Please also note that for domestic flights within Saudi Arabia, CAA evaluates them on a case-by-case basis. Also, for operations to a military airport, a landing permit request must first be sent to Saudi Arabian CAA. Once CAA has received the permit request, a request for a prior permission request (PPR) must be sent to the military air defense department for approval.
3. Know information needed for overflight permit requests
Except for sponsor and ground handler details, the same information needed for a landing permit must be provided for overflight requests.
4. Understand the flight permit confirmation process
After DGCA receives a permit request, they’ll review and process the information. For landing permit applications, DGAC routinely confirms all details with your local business sponsor. If the business contact is not prepared to verify the details of your visit, or the information is wrong, this will delay the permit process. DGCA will have to reconfirm the flight information with the business contact, allowing time for the operator to make the contact aware of the visit, or corrected information will need to be provided. Permit confirmation will be provided once this process has been completed. Have all required information assembled when the application is first submitted to ensure the request is accepted and processed without delay.
5. Be aware of flight permit lead times
Saudi Arabia requests three working days’ lead time for both landing and overflight permits, provided that all the information is submitted at the time of the application.

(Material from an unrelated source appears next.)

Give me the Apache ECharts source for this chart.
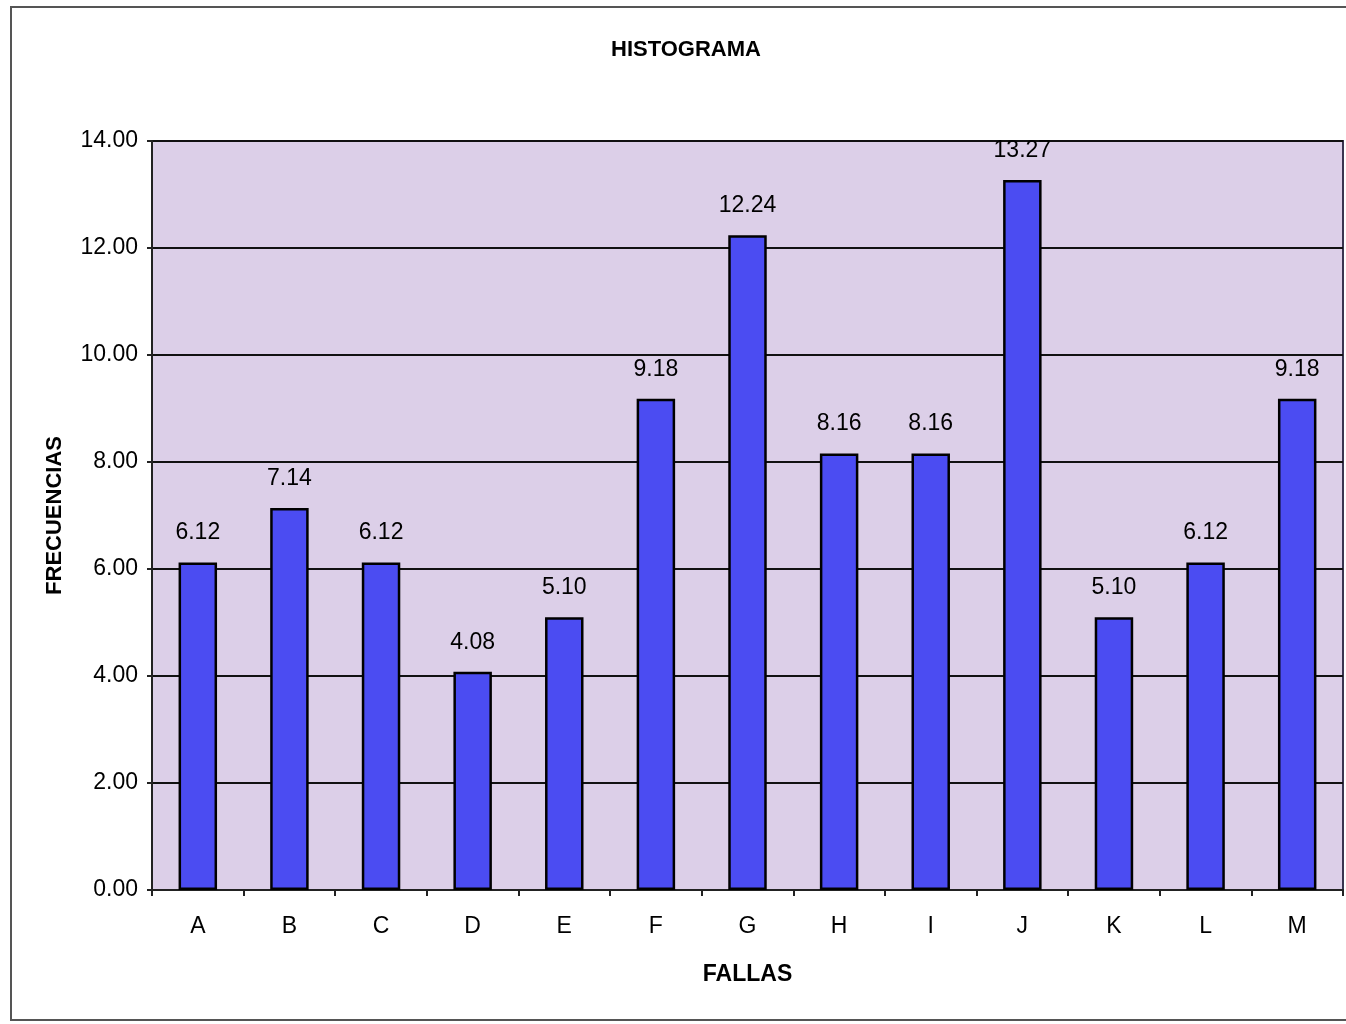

When making permit requests, it’s important to remember that weekends fall on Thursday and Friday.
6. Short-notice requests may be possible
Assuming the request has no missing information, a permit may be processed within 24 hours, but that’s at Saudi Arabia CAA’s discretion.
7. Other tips when flying to Saudi Arabia
Saudi Arabia does not allow flights to overfly or land in its airspace when Israel is the flight’s origin or destination of. Overflying Saudi Arabia with Israeli- manufactured aircraft – even if not with Israeli crew or registration – will only be permitted on a case-by-case basis. Note, also, that Saudi Arabia has a restriction prohibiting flights to/from Iraq.
If needed, it may be possible to expedite landing and overflight permits for Saudi Arabia. Keep in mind that operators must provide business sponsor information for all landing permit requests except technical stops. To help with the process of any permit application for Saudi Arabia, particularly for regular operators to the region, it’s recommended that you keep updated information pertaining to the requirements of this permit on file with your 3rd-party provider. This helps expedite the permit process.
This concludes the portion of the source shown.